FLORHAM PARK, N.J. - No sooner had Mark Sanchez jogged off the field after Sunday's 17-14 upset of the Chargers than his older brother Brandon received the text message.
It was from Petros Papadakis, the former USC running back who hosts a sports-talk radio show in Los Angeles. Papadakis had tried to land Mark Sanchez for an interview all season - and what better time than now, when the rookie quarterback had led the Jets to the AFC Championship Game?
Brandon Sanchez, 31, knew this wasn't going to be easy.
"We'd go back and forth with texts all the time, but I knew this wasn't going to happen, especially this week," he said. "I just had to tell him 'no.' You don't like doing it, but this is part of the game plan for Mark."
How many moments have there been like this throughout the season? Too many for Brandon Sanchez to count.
"There have been lots of folks who've come to us, people with a clothing line saying, 'Let us put you in this tuxedo,' or 'Come to our party for this,' but the key is to set up an environment where Mark can concentrate on football."
Shortly after Sanchez decided to enter the NFL draft, he and his family, as well as agents David Dunn and Andrew Kessler, devised a plan that would keep the rookie from being besieged by off-field issues. After the Jets made the draft-day deal with Cleveland to get Sanchez, the plan became all the more urgent.
A soon-to-be-wealthy, good-looking quarterback in the New York market being touted as the next Joe Namath? Sanchez knew he needed a support system to sort through the potential minefield of distractions.
"There's a whole other side of things about being a quarterback in New York," Mark Sanchez said Wednesday.
"There are a lot of people pulling at you and trying to get a piece of you. You need to say 'no' a lot more than you're used to. You've got to be smart, and if you need somebody to say 'no,' that's why my brothers are there for me, my agents, and the Jets' PR staff. They've all been great."
Brandon Sanchez, a former offensive lineman at DePauw University, was so concerned that he moved from California to live with Mark in Bedminster, N.J. Nick Sanchez, 37, a California-based lawyer, also deals with Mark's off-field matters.
Notice that since his racy GQ spread, which was shot before the draft, that he hasn't been involved in many commercials or other high-profile ventures? It's no accident.
"Trust me, Mark Sanchez is not a celebrity quarterback," said Bruce Speight, the Jets' public relations director. "If I told you all the things we've turned down, you'd realize that."
Brandon Sanchez and his closest associates essentially have built a cocoon around Mark so he can deal with the most important task: helping the Jets win.
"He leaves early in the morning, we'll meet up for dinner on the way to the house, and then he does it again the next day," Brandon Sanchez said. "That's the dedication he needs to succeed."
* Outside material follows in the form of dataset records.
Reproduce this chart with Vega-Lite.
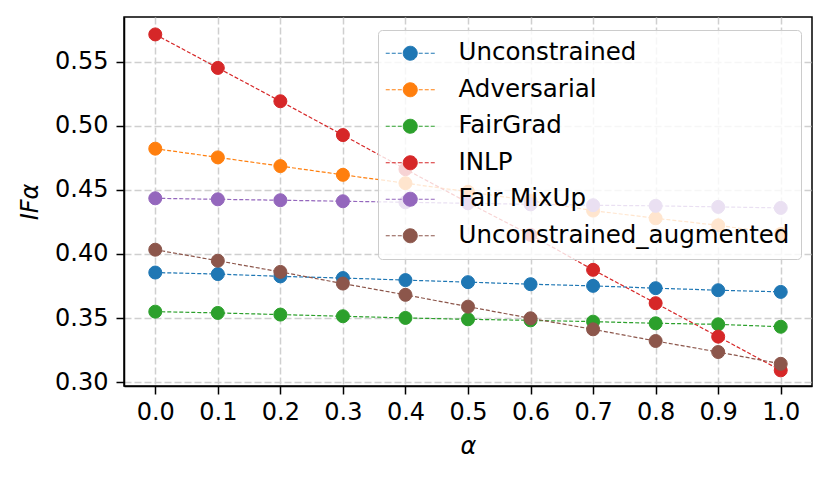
{
  "$schema": "https://vega.github.io/schema/vega-lite/v6.json",
  "autosize": {"type": "none"},
  "padding": {"left": 124, "top": 17, "right": 18, "bottom": 93},
  "width": 688,
  "height": 369,
  "config": {
    "font": "DejaVu Sans",
    "view": {"stroke": "black", "strokeWidth": 1.5},
    "axis": {
      "domainColor": "black", "domainWidth": 1.5,
      "tickColor": "black", "tickWidth": 1.5, "tickSize": 8,
      "labelFont": "DejaVu Sans", "labelFontSize": 24, "labelColor": "black",
      "titleFont": "DejaVu Sans", "titleFontSize": 24, "titleFontWeight": "normal",
      "titleFontStyle": "italic", "titleColor": "black",
      "gridColor": "#cfcfcf", "gridWidth": 1.5, "gridDash": [7, 3]
    }
  },
  "data": {
    "values": [
      {"method": "Unconstrained", "alpha": 0.0, "v": 0.3855},
      {"method": "Unconstrained", "alpha": 0.1, "v": 0.3843},
      {"method": "Unconstrained", "alpha": 0.2, "v": 0.3825},
      {"method": "Unconstrained", "alpha": 0.3, "v": 0.3812},
      {"method": "Unconstrained", "alpha": 0.4, "v": 0.3796},
      {"method": "Unconstrained", "alpha": 0.5, "v": 0.3780},
      {"method": "Unconstrained", "alpha": 0.6, "v": 0.3764},
      {"method": "Unconstrained", "alpha": 0.7, "v": 0.3751},
      {"method": "Unconstrained", "alpha": 0.8, "v": 0.3733},
      {"method": "Unconstrained", "alpha": 0.9, "v": 0.3717},
      {"method": "Unconstrained", "alpha": 1.0, "v": 0.3704},
      {"method": "Adversarial", "alpha": 0.0, "v": 0.4821},
      {"method": "Adversarial", "alpha": 0.1, "v": 0.4753},
      {"method": "Adversarial", "alpha": 0.2, "v": 0.4685},
      {"method": "Adversarial", "alpha": 0.3, "v": 0.4617},
      {"method": "Adversarial", "alpha": 0.4, "v": 0.4552},
      {"method": "Adversarial", "alpha": 0.5, "v": 0.4485},
      {"method": "Adversarial", "alpha": 0.6, "v": 0.4415},
      {"method": "Adversarial", "alpha": 0.7, "v": 0.4338},
      {"method": "Adversarial", "alpha": 0.8, "v": 0.4278},
      {"method": "Adversarial", "alpha": 0.9, "v": 0.4223},
      {"method": "Adversarial", "alpha": 1.0, "v": 0.4156},
      {"method": "FairGrad", "alpha": 0.0, "v": 0.3550},
      {"method": "FairGrad", "alpha": 0.1, "v": 0.3540},
      {"method": "FairGrad", "alpha": 0.2, "v": 0.3527},
      {"method": "FairGrad", "alpha": 0.3, "v": 0.3514},
      {"method": "FairGrad", "alpha": 0.4, "v": 0.3501},
      {"method": "FairGrad", "alpha": 0.5, "v": 0.3490},
      {"method": "FairGrad", "alpha": 0.6, "v": 0.3482},
      {"method": "FairGrad", "alpha": 0.7, "v": 0.3472},
      {"method": "FairGrad", "alpha": 0.8, "v": 0.3459},
      {"method": "FairGrad", "alpha": 0.9, "v": 0.3451},
      {"method": "FairGrad", "alpha": 1.0, "v": 0.3432},
      {"method": "INLP", "alpha": 0.0, "v": 0.5712},
      {"method": "INLP", "alpha": 0.1, "v": 0.5451},
      {"method": "INLP", "alpha": 0.2, "v": 0.5191},
      {"method": "INLP", "alpha": 0.3, "v": 0.4927},
      {"method": "INLP", "alpha": 0.4, "v": 0.4661},
      {"method": "INLP", "alpha": 0.5, "v": 0.4400},
      {"method": "INLP", "alpha": 0.6, "v": 0.4148},
      {"method": "INLP", "alpha": 0.7, "v": 0.3876},
      {"method": "INLP", "alpha": 0.8, "v": 0.3616},
      {"method": "INLP", "alpha": 0.9, "v": 0.3355},
      {"method": "INLP", "alpha": 1.0, "v": 0.3092},
      {"method": "Fair MixUp", "alpha": 0.0, "v": 0.4434},
      {"method": "Fair MixUp", "alpha": 0.1, "v": 0.4426},
      {"method": "Fair MixUp", "alpha": 0.2, "v": 0.4419},
      {"method": "Fair MixUp", "alpha": 0.3, "v": 0.4411},
      {"method": "Fair MixUp", "alpha": 0.4, "v": 0.4403},
      {"method": "Fair MixUp", "alpha": 0.5, "v": 0.4395},
      {"method": "Fair MixUp", "alpha": 0.6, "v": 0.4387},
      {"method": "Fair MixUp", "alpha": 0.7, "v": 0.4380},
      {"method": "Fair MixUp", "alpha": 0.8, "v": 0.4375},
      {"method": "Fair MixUp", "alpha": 0.9, "v": 0.4367},
      {"method": "Fair MixUp", "alpha": 1.0, "v": 0.4359},
      {"method": "Unconstrained_augmented", "alpha": 0.0, "v": 0.4033},
      {"method": "Unconstrained_augmented", "alpha": 0.1, "v": 0.3947},
      {"method": "Unconstrained_augmented", "alpha": 0.2, "v": 0.3860},
      {"method": "Unconstrained_augmented", "alpha": 0.3, "v": 0.3769},
      {"method": "Unconstrained_augmented", "alpha": 0.4, "v": 0.3681},
      {"method": "Unconstrained_augmented", "alpha": 0.5, "v": 0.3589},
      {"method": "Unconstrained_augmented", "alpha": 0.6, "v": 0.3498},
      {"method": "Unconstrained_augmented", "alpha": 0.7, "v": 0.3412},
      {"method": "Unconstrained_augmented", "alpha": 0.8, "v": 0.3321},
      {"method": "Unconstrained_augmented", "alpha": 0.9, "v": 0.3235},
      {"method": "Unconstrained_augmented", "alpha": 1.0, "v": 0.3143}
    ]
  },
  "encoding": {
    "x": {
      "field": "alpha", "type": "quantitative", "title": "α",
      "scale": {"domain": [-0.05, 1.05], "nice": false, "zero": false},
      "axis": {"values": [0, 0.1, 0.2, 0.3, 0.4, 0.5, 0.6, 0.7, 0.8, 0.9, 1.0], "format": ".1f", "labelPadding": 6, "titlePadding": 10}
    },
    "y": {
      "field": "v", "type": "quantitative", "title": "IFα",
      "scale": {"domain": [0.297, 0.5848], "nice": false, "zero": false},
      "axis": {"values": [0.30, 0.35, 0.40, 0.45, 0.50, 0.55], "format": ".2f", "labelPadding": 8, "titlePadding": 12}
    },
    "stroke": {
      "field": "method", "type": "nominal",
      "scale": {
        "domain": ["Unconstrained", "Adversarial", "FairGrad", "INLP", "Fair MixUp", "Unconstrained_augmented"],
        "range": ["#1f77b4", "#ff7f0e", "#2ca02c", "#d62728", "#9467bd", "#8c564b"]
      },
      "legend": {
        "orient": "none", "legendX": 254, "legendY": 13, "title": null,
        "symbolType": "M-3.5,0L-2.93,0M-2.64,0L-2.07,0M-1.78,0L-1.21,0M1.21,0L1.78,0M2.07,0L2.64,0M2.93,0L3.5,0M1,0A1,1,0,1,1,-1,0A1,1,0,1,1,1,0Z",
        "symbolSize": 196, "symbolStrokeWidth": 1, "symbolOffset": 9, "symbolDash": [],
        "labelOffset": 36, "labelLimit": 500, "labelFontSize": 24.5, "labelFont": "DejaVu Sans", "labelColor": "black",
        "padding": 11, "rowPadding": 11.5,
        "fillColor": "rgba(255,255,255,0.8)", "strokeColor": "#cccccc", "cornerRadius": 4
      }
    }
  },
  "layer": [
    {
      "mark": {"type": "line", "strokeWidth": 1.2, "strokeDash": [4, 2]}
    },
    {
      "mark": {"type": "point", "filled": true, "size": 169, "strokeWidth": 1, "opacity": 1},
      "encoding": {
        "fill": {
          "field": "method", "type": "nominal",
          "scale": {
            "domain": ["Unconstrained", "Adversarial", "FairGrad", "INLP", "Fair MixUp", "Unconstrained_augmented"],
            "range": ["#1f77b4", "#ff7f0e", "#2ca02c", "#d62728", "#9467bd", "#8c564b"]
          },
          "legend": {
            "orient": "none", "legendX": 254, "legendY": 13, "title": null,
            "symbolType": "M-3.5,0L-2.93,0M-2.64,0L-2.07,0M-1.78,0L-1.21,0M1.21,0L1.78,0M2.07,0L2.64,0M2.93,0L3.5,0M1,0A1,1,0,1,1,-1,0A1,1,0,1,1,1,0Z",
            "symbolSize": 196, "symbolStrokeWidth": 1, "symbolOffset": 9, "symbolDash": [],
            "labelOffset": 36, "labelLimit": 500, "labelFontSize": 24.5, "labelFont": "DejaVu Sans", "labelColor": "black",
            "padding": 11, "rowPadding": 11.5,
            "fillColor": "rgba(255,255,255,0.8)", "strokeColor": "#cccccc", "cornerRadius": 4
          }
        }
      }
    }
  ]
}
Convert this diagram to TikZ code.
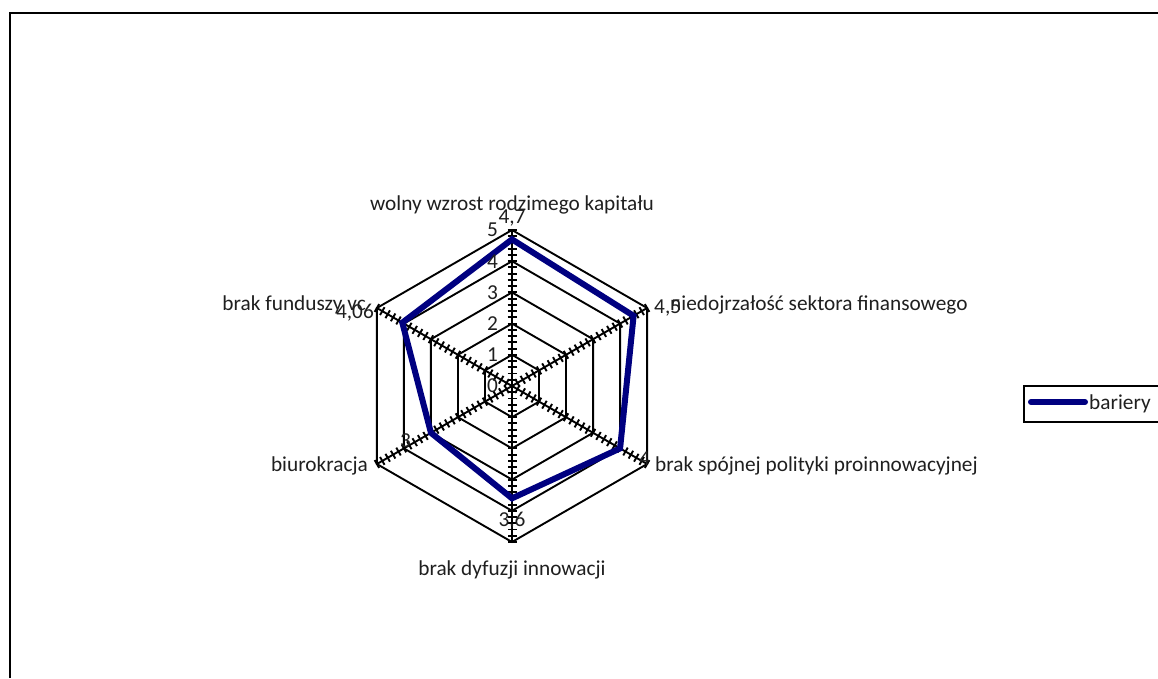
\documentclass[tikz,border=0pt]{standalone}
\usepackage{fontspec}
\setmainfont{Carlito}
\definecolor{seriesblue}{RGB}{0,0,128}
\begin{document}
\begin{tikzpicture}[x=1pt,y=1pt,
  gridline/.style={black, line width=1.9pt, line join=miter},
  axisline/.style={black, line width=1.9pt},
  tickmark/.style={black, line width=1.9pt},
  series/.style={draw=seriesblue, line width=6pt, line join=miter},
  lbl/.style={font=\fontsize{21.3}{24}\selectfont, inner sep=0pt, text=black!88},
]
\useasboundingbox (0,-678) rectangle (1158,0);
\coordinate (fbl) at (10,-678);
\coordinate (ftl) at (10,-13);
\coordinate (ftr) at (1158,-13);
\draw[line width=2.2pt] (fbl) -- (ftl) -- (ftr);
\begin{scope}[shift={(512,-386)}]
  \def\u{31.2}
  \coordinate (c) at (0,0);
  \foreach \r in {1,...,5}
    \draw[gridline] (90:\r*\u) -- (30:\r*\u) -- (-30:\r*\u) -- (-90:\r*\u) -- (-150:\r*\u) -- (150:\r*\u) -- cycle;
  \foreach \a in {90,30,-30,-90,-150,150} {
    \coordinate (ax\a) at (\a:5*\u);
    \draw[axisline] (c) -- (ax\a);
    \foreach \t in {1,...,25}
      \draw[tickmark] ([shift={(\a:\t*\u/5)}]{\a+90}:4.5) -- ([shift={(\a:\t*\u/5)}]{\a-90}:4.5);
  }
  \coordinate (p1) at (90:4.7*\u);
  \coordinate (p2) at (30:4.5*\u);
  \coordinate (p3) at (-30:4*\u);
  \coordinate (p4) at (-90:3.6*\u);
  \coordinate (p5) at (-150:3*\u);
  \coordinate (p6) at (150:4.06*\u);
  \draw[series] (p1) -- (p2) -- (p3) -- (p4) -- (p5) -- (p6) -- cycle;
  % scale labels
  \foreach \v in {0,...,5}
    \node[lbl, anchor=east] (s\v) at (-14,\v*\u) {\v};
\end{scope}
% data labels
\node[lbl] (d1) at (512,-218) {4,7};
\node[lbl, anchor=west] (d2) at (654,-308) {4,5};
\node[lbl, anchor=west] (d3) at (639,-459) {4};
\node[lbl] (d4) at (512,-521) {3,6};
\node[lbl, anchor=east] (d5) at (411,-441) {3};
\node[lbl, anchor=east] (d6) at (374,-313) {4,06};
% category labels
\node[lbl] (k1) at (512,-205) {wolny wzrost rodzimego kapitału};
\node[lbl, anchor=west] (k2) at (670,-305) {niedojrzałość sektora finansowego};
\node[lbl, anchor=west] (k3) at (655,-466) {brak spójnej polityki proinnowacyjnej};
\node[lbl] (k4) at (512,-570) {brak dyfuzji innowacji};
\node[lbl, anchor=east] (k5) at (368,-466) {biurokracja};
\node[lbl, anchor=east] (k6) at (366,-305) {brak funduszy vc};
% legend
\node[draw=black, line width=1.8pt, minimum width=140pt, minimum height=36pt, anchor=north west, inner sep=0pt] (leg) at (1023,-385) {};
\coordinate (la) at (1031,-402);
\coordinate (lb) at (1085,-402);
\draw[draw=seriesblue, line width=6pt, line cap=round] (la) -- (lb);
\node[lbl, anchor=west] (lt) at (1089,-404) {bariery};
\end{tikzpicture}
\end{document}
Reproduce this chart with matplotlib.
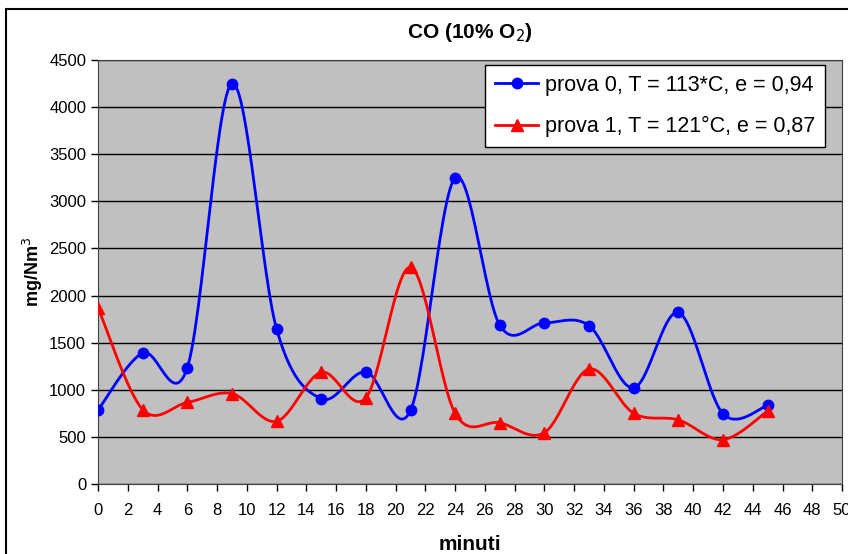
#!/usr/bin/env python3
import matplotlib
matplotlib.use("Agg")
import matplotlib.pyplot as plt
import numpy as np

minutes = [0, 3, 6, 9, 12, 15, 18, 21, 24, 27, 30, 33, 36, 39, 42, 45]
prova0 = [785, 1390, 1235, 4250, 1645, 905, 1190, 780, 3250, 1685, 1710, 1680, 1020, 1820, 745, 835]
prova1 = [1870, 790, 865, 960, 665, 1185, 915, 2300, 750, 650, 545, 1220, 750, 680, 470, 775]

label0 = "prova 0, T = 113*C, e = 0,94"
label1 = "prova 1, T = 121°C, e = 0,87"


def smooth(xs, ys, n=30):
    # Excel-style smoothed line (Catmull-Rom as cubic Bezier)
    x = np.asarray(xs, float)
    y = np.asarray(ys, float)
    px = np.concatenate([[x[0]], x, [x[-1]]])
    py = np.concatenate([[y[0]], y, [y[-1]]])
    t = np.linspace(0, 1, n)[:, None]
    outx, outy = [], []
    for i in range(1, len(px) - 2):
        p0 = np.array([px[i], py[i]])
        p3 = np.array([px[i + 1], py[i + 1]])
        p1 = p0 + (np.array([px[i + 1], py[i + 1]]) - np.array([px[i - 1], py[i - 1]])) / 6
        p2 = p3 - (np.array([px[i + 2], py[i + 2]]) - np.array([px[i], py[i]])) / 6
        pts = ((1 - t) ** 3) * p0 + 3 * ((1 - t) ** 2) * t * p1 + 3 * (1 - t) * t ** 2 * p2 + t ** 3 * p3
        outx.extend(pts[:, 0])
        outy.extend(pts[:, 1])
    return outx, outy


def plot_chart() -> None:
    plt.rcParams["font.family"] = ["Liberation Sans", "DejaVu Sans"]
    fig = plt.figure(figsize=(8.48, 5.54), dpi=100)
    ax = fig.add_axes([0.1156, 0.1264, 0.8774, 0.7653])
    ax.set_facecolor("#c0c0c0")

    # figure border
    fig.patches.append(plt.Rectangle((6 / 848, -0.1), 1.2, (554 - 9) / 554 + 0.1,
                                     transform=fig.transFigure, fill=False,
                                     edgecolor="black", linewidth=1.5))

    sx, sy = smooth(minutes, prova0)
    ax.plot(sx, sy, color="#0000ff", lw=2, zorder=3)
    ax.plot(minutes, prova0, "o", color="#0000ff", ms=7.5, zorder=4)
    sx, sy = smooth(minutes, prova1)
    ax.plot(sx, sy, color="#ff0000", lw=2, zorder=3)
    ax.plot(minutes, prova1, "^", color="#ff0000", ms=8.5, zorder=4)

    h0, = ax.plot([], [], "-o", color="#0000ff", lw=2, ms=7.5)
    h1, = ax.plot([], [], "-^", color="#ff0000", lw=2, ms=8.5)

    ax.set_xlim(0, 50)
    ax.set_ylim(0, 4500)
    ax.set_xticks(range(0, 51, 2))
    ax.set_yticks(range(0, 4501, 500))
    ax.yaxis.grid(True, color="black", lw=1)
    ax.set_axisbelow(True)
    ax.tick_params(direction="out", length=5, width=1, labelsize=12, color="black")
    ax.tick_params(axis="x", pad=9)
    for s in ax.spines.values():
        s.set_color("#404040")

    ax.set_title("CO (10% O$_2$)", fontsize=15, fontweight="bold", pad=16)
    ax.set_xlabel("minuti", fontsize=15, fontweight="bold", labelpad=12)
    ax.set_ylabel("mg/Nm$^{3}$", fontsize=13, fontweight="bold", labelpad=3)

    leg = ax.legend([h0, h1], [label0, label1], loc="upper right",
                    bbox_to_anchor=(0.991, 1.014), fontsize=15.5, fancybox=False,
                    framealpha=1, edgecolor="black", handlelength=2.0,
                    borderpad=0.45, labelspacing=0.95, handletextpad=0.3)
    leg.get_frame().set_linewidth(1)

    fig.savefig("out.png", dpi=100)
    plt.close(fig)


def main() -> None:
    plot_chart()


if __name__ == "__main__":
    main()
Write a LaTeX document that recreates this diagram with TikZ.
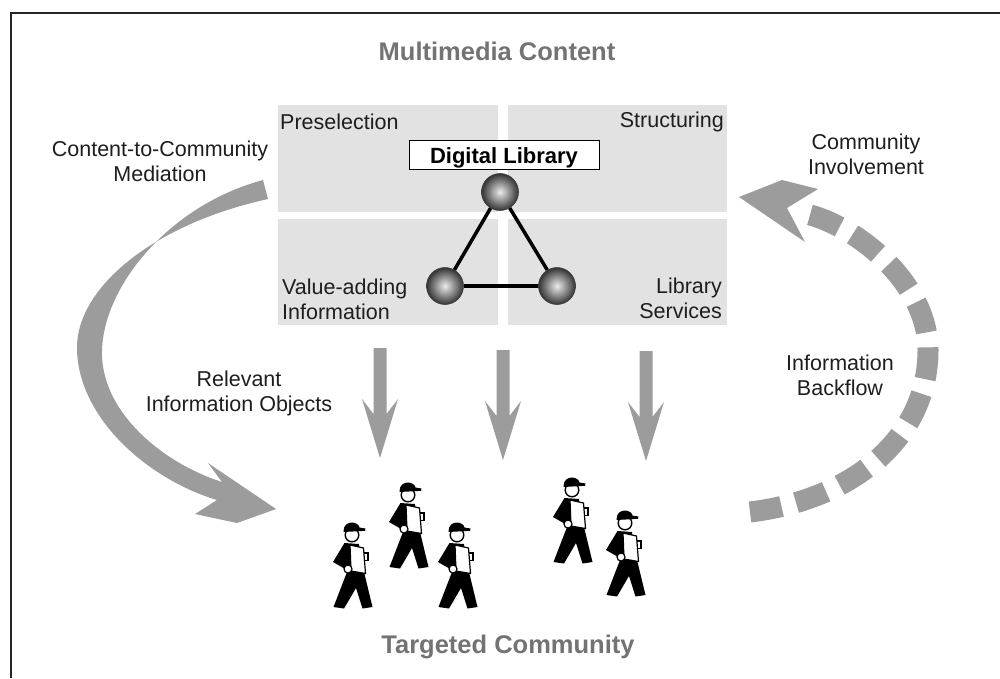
\documentclass[tikz,border=0pt]{standalone}
\usepackage{fontspec}
\setmainfont{Liberation Sans}
\definecolor{panelgray}{HTML}{E2E2E2}
\definecolor{flowgray}{HTML}{9C9C9C}
\definecolor{headgray}{HTML}{737373}
\definecolor{inkgray}{HTML}{1E1E1E}
\tikzset{
  txt/.style={font=\fontsize{21.5}{25}\selectfont, text=inkgray, inner sep=0pt},
  headline/.style={font=\fontsize{25.5}{30}\selectfont\bfseries, text=headgray, inner sep=0pt},
  panel/.style={fill=panelgray},
  flow/.style={fill=flowgray},
  sphere/.style={circle, minimum size=37pt, inner sep=0pt, draw=black!75, line width=0.6pt,
    shading=radial, inner color=gray!15, outer color=black!80},
  tie/.style={line width=3.5pt, black},
  framing/.style={line width=2.5pt, black!85},
  % gray block arrow pointing down, origin at the top of its shaft
  downarrow/.pic={
    \fill[flow] (-6.5,0) -- (6.5,0) -- (6.5,66) -- (18,51) -- (0,110)
      -- (-18,51) -- (-6.5,66) -- cycle;
  },
  % walking person carrying a folder, origin at the head centre
  walker/.pic={
    \fill[black] (-5,37) -- (12,37) -- (20.5,72) -- (10.5,73.5) -- (4,53) -- (-8,73.5)
      -- (-18.5,72) -- cycle;
    \fill[black] (-7.5,8) -- (7,9) -- (10.5,41) -- (-4.5,41) -- (-5,35) -- (-19,27) -- cycle;
    \filldraw[fill=white, draw=black, line width=1.2pt]
      (-2,10) -- (11.5,13) -- (13.5,38.5) -- (-1,36) -- cycle;
    \draw[black, line width=1.2pt] (12.4,18) -- (16,18) -- (16,25.5) -- (12.8,25.5);
    \filldraw[fill=white, draw=black, line width=1.2pt] (-4,34) circle (4);
    \filldraw[fill=white, draw=black, line width=1.4pt] (0,0) circle (6.8);
    \fill[black] (-8.5,-4) .. controls (-8.5,-10) and (-4,-12.5) .. (0,-12.5)
      .. controls (4,-12.5) and (7,-10) .. (7.5,-7.5) -- (13.5,-6.5) -- (13,-4.2)
      -- (-8.5,-3) -- cycle;
  }
}
\begin{document}
\begin{tikzpicture}[x=1pt,y=-1pt]
\useasboundingbox (0,0) rectangle (1000,678);
\fill[white] (0,0) rectangle (1000,678);

% outer frame (top and left edges)
\draw[framing] (11,678) -- (11,13) -- (1000,13);

% titles
\node[headline, anchor=base] (content) at (497,60) {Multimedia Content};
\node[headline, anchor=base] (community) at (508,653) {Targeted Community};

% four library panels
\fill[panel] (278,105) rectangle (498,212);
\fill[panel] (508,105) rectangle (727,212);
\fill[panel] (278,219) rectangle (498,325);
\fill[panel] (508,219) rectangle (727,325);

\node[txt, anchor=base west] (presel) at (280,129) {Preselection};
\node[txt, anchor=base east] (struct) at (724,127) {Structuring};
\node[txt, anchor=west, align=left] (value) at (282,299.5) {Value-adding\\Information};
\node[txt, anchor=east, align=right] (services) at (722,298.5) {Library\\Services};

% digital library title box
\node[draw=black, line width=0.8pt, fill=white, minimum width=190pt, minimum height=29pt,
  inner sep=0pt] (dlbox) at (504,154.5) {};
\node[font=\fontsize{22}{26}\selectfont\bfseries, text=black, inner sep=0pt, anchor=base]
  (dltext) at (504,163) {Digital Library};

% triangle of spheres
\node[sphere] (top) at (500,192) {};
\node[sphere] (left) at (445,286) {};
\node[sphere] (right) at (557,286) {};
\draw[tie] (top) -- (left);
\draw[tie] (top) -- (right);
\draw[tie] (left) -- (right);

% downward flows to the community
\pic at (380,348) {downarrow};
\pic at (503,350) {downarrow};
\pic at (646,351) {downarrow};

% curved mediation arrow on the left
\fill[flow] (268,199) .. controls (150,225) and (75,290) .. (77,350)
  .. controls (79,420) and (150,480) .. (217,500)
  -- (195,514) -- (237,523) -- (276,509) -- (208,463) -- (222,482)
  .. controls (160,462) and (100,410) .. (102,350)
  .. controls (104,285) and (170,205) .. (263,180) -- cycle;

% dashed backflow arrow on the right
\draw[flowgray, line width=21pt, dash pattern=on 32pt off 15pt]
  (750,512) .. controls (850,500) and (928,440) .. (928,350)
  .. controls (928,280) and (850,220) .. (797,212);
\fill[flow] (739,197) -- (782,180) -- (818,189) -- (787,208) -- (805,242) -- cycle;

% side labels
\node[txt, align=center] (mediation) at (160,161.5) {Content-to-Community\\Mediation};
\node[txt, align=center] (involve) at (866,154) {Community\\Involvement};
\node[txt, align=center] (backflow) at (840,375) {Information\\Backflow};
\node[txt, align=center] (relevant) at (239,393) {Relevant\\Information Objects};

% the community
\pic at (352,535) {walker};
\pic at (408,495) {walker};
\pic at (457,535) {walker};
\pic at (572,490) {walker};
\pic at (625,523) {walker};
\end{tikzpicture}
\end{document}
And success is all Mark cares about. It's why he'll take endorsement deals only after careful deliberation, if at all. And it won't happen until he can excel at this level. Getting to the AFC title game is a good start. But there needs to be more.
"That's been our motto all year: Don't put the cart before the horse," Sanchez said. "You have to show you deserve to be in commercials. You don't do that stuff until you're 'the guy.' "
The Jets also have carefully managed Sanchez's time. Meghan Gilmore, of their public relations staff, is assigned to facilitate his media obligations, spending several hours each week doing so.
Sanchez speaks to the media after games and once during the week. He only occasionally will speak to reporters if there is a question to be asked in private. Despite almost weekly requests to speak on conference calls, the Jets limited Sanchez to five in the regular season. According to NFL media policy, no player is required to do more than five.
On the infrequent occasions Sanchez has created controversy, he has gotten help from those around him. Case in point: When he was caught eating a hot dog on the sideline during a rout of the Raiders, he was criticized for showing up the opposition.
"He's been eating something on the sidelines between series since he's seven years old," Brandon Sanchez said. "He eats like you can't imagine. You go to a diner, and he'll get a $30 bill by himself. Pancakes, eggs, you name it. That's why I didn't even think twice about it."
But once it became obvious Mark had upset coach Rex Ryan, he decided to donate 500 hot dogs and 500 hamburgers to a soup kitchen in Morristown, N.J.
"He just wanted to make it right," Brandon said. "He didn't mean anything disrespectful by eating on the sidelines, but once it became an issue, that was a way of turning it into a positive."
Just another small success for a quarterback doing his best to insulate himself from the outside world and concentrate on the only thing that matters: winning.